I'm looking at the USDA regulations and they seem reasonable to me. Looks like they're protecting consumers from being sold garbage labeled "cucumbers" instead of cucumbers labeled "cucumbers".
"The maximum diameter of each cucumber shall be not more than 2-3/8 inches and the length of each cucumber shall be not less than 6 inches"
Why is that reasonable?
This regulation means, that perfectly fine cucumbers that happen to be a bit smaller will get thrown away. Or well, into the lower grade category, but even in the lowest category
"maximum diameter of each cucumber shall be not more than 2-3/8 inches and the length of each cucumber shall be not less than 5 inches"
These are arbitary size regulations.
You do not need to regulate that to ban garbage.

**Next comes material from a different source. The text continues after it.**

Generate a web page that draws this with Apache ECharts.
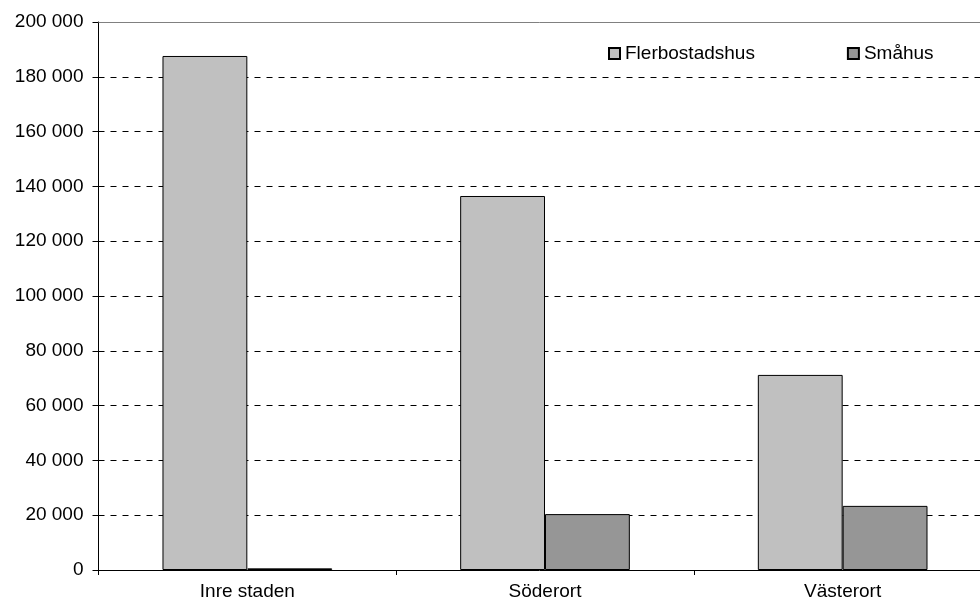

You can have a cucumber with the perfect shape, that is still garbage, because sunburned or too ripe or the plant was sick or whatever. Yes it should be illegal to sell garbage as fresh food and it probably is, but I do not see the connection to shape at all. This is merely aesthetics and personally I prefer a weird shaped ecological cucumber over a perfectly sized and shiny tasteless thing full of pesticides any day.
In all seriousness, if you’re paying by weight (or volume) then it should be OK not to have standard sized cucumbers… but pricing per unit should be reasonably consistent.